*Task requirements*. Tally the lines that include "this". Output the number only.

** BEGIN Records shown **

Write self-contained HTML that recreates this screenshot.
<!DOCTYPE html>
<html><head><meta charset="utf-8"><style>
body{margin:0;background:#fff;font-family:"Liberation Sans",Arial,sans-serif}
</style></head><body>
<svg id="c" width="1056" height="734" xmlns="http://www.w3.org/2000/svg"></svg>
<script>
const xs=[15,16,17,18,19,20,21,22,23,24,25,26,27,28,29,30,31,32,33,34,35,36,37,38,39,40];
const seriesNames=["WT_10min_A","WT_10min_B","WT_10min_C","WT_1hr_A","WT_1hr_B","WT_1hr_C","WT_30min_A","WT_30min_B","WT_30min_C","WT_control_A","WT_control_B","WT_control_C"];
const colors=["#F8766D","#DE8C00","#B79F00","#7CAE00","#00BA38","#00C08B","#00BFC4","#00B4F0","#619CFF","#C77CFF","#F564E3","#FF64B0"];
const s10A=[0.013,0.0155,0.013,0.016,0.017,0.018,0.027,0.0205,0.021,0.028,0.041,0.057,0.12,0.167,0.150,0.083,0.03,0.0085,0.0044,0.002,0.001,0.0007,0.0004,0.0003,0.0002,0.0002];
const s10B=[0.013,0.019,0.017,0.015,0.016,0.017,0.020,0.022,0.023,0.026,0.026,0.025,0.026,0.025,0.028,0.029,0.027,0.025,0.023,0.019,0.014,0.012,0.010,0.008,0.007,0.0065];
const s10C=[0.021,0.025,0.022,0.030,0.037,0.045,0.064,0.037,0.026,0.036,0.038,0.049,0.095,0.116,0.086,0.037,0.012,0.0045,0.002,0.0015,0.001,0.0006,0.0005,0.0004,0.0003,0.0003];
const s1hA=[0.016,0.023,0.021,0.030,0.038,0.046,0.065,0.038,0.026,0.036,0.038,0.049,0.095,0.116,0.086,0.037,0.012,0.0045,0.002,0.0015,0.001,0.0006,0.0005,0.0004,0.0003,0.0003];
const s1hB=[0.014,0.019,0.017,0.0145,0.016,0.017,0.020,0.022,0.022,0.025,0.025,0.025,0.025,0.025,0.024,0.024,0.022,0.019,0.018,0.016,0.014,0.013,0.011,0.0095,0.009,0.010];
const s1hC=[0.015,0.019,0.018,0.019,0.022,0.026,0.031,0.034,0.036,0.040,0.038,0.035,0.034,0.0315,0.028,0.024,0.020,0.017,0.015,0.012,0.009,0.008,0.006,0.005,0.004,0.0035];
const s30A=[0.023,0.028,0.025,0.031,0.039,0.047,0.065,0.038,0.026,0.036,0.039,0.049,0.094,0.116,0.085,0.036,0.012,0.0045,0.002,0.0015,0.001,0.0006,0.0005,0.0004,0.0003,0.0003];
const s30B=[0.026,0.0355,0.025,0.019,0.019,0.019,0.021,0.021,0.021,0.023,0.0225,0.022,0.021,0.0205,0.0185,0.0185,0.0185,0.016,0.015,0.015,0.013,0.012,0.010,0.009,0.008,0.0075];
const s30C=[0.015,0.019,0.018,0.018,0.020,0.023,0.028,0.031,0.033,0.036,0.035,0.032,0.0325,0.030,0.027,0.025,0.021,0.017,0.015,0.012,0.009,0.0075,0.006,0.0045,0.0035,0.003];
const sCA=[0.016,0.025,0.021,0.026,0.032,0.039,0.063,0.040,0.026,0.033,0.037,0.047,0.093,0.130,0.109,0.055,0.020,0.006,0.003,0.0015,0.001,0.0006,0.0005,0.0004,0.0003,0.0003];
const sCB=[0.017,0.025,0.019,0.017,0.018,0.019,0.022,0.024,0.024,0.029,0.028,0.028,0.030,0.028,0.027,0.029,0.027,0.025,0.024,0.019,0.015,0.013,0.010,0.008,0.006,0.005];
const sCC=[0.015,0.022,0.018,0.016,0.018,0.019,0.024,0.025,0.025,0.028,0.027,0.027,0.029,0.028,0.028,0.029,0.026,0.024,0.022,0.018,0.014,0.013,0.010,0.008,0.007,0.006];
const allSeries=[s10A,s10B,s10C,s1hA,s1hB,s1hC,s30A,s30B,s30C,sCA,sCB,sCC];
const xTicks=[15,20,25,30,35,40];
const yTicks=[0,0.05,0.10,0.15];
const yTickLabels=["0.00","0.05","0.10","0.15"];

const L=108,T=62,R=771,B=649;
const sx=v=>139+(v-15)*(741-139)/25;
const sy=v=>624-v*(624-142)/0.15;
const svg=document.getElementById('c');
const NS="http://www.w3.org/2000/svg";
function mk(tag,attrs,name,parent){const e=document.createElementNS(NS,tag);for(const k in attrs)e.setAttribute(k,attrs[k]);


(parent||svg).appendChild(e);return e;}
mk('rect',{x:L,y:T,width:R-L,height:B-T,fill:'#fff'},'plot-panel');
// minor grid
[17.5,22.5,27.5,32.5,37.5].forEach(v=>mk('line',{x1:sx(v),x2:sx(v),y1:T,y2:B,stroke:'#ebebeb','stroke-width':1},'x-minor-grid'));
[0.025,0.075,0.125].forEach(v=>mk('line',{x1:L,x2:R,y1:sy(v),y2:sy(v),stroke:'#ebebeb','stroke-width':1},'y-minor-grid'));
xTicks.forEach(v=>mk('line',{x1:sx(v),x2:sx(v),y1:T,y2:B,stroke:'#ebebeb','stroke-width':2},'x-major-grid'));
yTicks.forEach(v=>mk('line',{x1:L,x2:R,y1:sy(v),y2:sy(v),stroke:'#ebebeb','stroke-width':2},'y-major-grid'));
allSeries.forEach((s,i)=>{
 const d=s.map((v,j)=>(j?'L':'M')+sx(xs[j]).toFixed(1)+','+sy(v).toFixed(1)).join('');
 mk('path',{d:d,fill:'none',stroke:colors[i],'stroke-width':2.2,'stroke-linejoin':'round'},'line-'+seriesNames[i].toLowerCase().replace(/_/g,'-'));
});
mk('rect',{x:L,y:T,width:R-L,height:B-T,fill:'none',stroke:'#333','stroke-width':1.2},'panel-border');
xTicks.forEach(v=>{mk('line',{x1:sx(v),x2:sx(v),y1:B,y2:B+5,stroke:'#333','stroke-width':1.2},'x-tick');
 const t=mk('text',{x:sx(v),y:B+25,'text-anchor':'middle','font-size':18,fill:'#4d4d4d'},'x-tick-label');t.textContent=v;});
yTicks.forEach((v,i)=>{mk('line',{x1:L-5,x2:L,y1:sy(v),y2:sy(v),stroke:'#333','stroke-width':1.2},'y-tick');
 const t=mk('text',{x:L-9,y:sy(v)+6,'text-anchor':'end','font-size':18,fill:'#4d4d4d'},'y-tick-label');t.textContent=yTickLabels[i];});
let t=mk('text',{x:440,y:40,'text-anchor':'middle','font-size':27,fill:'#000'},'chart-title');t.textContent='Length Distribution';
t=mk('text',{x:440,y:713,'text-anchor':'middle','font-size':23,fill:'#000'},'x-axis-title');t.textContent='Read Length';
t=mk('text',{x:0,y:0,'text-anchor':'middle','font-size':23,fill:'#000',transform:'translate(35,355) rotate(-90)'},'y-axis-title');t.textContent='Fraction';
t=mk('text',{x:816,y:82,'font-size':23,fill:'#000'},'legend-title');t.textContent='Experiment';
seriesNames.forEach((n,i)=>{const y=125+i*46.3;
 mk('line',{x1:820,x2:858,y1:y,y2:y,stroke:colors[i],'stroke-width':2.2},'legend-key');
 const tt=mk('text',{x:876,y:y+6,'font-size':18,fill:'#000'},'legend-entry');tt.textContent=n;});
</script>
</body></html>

** END Records shown **
** BEGIN Records shown **

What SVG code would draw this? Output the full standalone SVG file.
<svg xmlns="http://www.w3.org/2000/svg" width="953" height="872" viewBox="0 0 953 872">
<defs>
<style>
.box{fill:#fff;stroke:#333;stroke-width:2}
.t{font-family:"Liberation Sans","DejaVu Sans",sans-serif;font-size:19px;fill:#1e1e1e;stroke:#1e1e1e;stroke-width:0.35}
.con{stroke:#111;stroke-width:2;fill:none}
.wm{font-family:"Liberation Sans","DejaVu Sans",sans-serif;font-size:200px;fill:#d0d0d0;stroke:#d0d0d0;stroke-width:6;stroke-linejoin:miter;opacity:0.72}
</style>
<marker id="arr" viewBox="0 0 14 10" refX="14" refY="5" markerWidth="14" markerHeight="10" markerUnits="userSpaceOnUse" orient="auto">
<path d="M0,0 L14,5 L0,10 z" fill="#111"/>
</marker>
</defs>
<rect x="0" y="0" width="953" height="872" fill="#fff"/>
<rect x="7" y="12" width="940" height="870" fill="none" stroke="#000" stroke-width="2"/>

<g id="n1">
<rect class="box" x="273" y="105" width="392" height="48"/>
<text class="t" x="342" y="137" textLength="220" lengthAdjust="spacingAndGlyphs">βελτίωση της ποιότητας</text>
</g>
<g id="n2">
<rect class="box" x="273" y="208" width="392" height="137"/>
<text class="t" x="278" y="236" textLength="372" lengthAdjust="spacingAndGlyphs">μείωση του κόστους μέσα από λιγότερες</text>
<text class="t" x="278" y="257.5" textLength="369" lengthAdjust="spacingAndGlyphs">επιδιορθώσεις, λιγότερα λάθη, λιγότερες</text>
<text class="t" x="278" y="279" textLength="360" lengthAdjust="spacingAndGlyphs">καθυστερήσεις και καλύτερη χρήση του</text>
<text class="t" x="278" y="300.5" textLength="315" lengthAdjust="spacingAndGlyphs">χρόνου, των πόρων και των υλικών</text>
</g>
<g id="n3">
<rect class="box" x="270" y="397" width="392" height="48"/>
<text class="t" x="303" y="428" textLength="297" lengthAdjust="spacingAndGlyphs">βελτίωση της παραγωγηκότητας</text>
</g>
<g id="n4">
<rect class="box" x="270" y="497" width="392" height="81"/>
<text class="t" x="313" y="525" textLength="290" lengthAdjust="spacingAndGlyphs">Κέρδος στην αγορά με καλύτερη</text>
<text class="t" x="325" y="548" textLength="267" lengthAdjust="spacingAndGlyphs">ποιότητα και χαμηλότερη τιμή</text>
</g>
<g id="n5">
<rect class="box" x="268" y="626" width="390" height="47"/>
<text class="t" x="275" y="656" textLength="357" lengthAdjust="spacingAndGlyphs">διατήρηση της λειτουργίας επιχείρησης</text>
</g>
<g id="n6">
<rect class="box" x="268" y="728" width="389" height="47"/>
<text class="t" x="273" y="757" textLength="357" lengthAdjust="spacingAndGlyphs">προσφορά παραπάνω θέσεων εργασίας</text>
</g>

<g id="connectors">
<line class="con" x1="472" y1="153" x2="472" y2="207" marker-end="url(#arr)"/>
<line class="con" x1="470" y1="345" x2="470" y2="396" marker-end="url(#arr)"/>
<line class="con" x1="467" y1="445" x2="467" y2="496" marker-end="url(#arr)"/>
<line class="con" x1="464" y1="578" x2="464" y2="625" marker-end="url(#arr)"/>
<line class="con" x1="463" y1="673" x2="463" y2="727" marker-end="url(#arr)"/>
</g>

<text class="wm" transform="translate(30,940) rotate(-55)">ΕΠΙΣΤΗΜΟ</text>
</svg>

** END Records shown **

*Exercise answer*. 2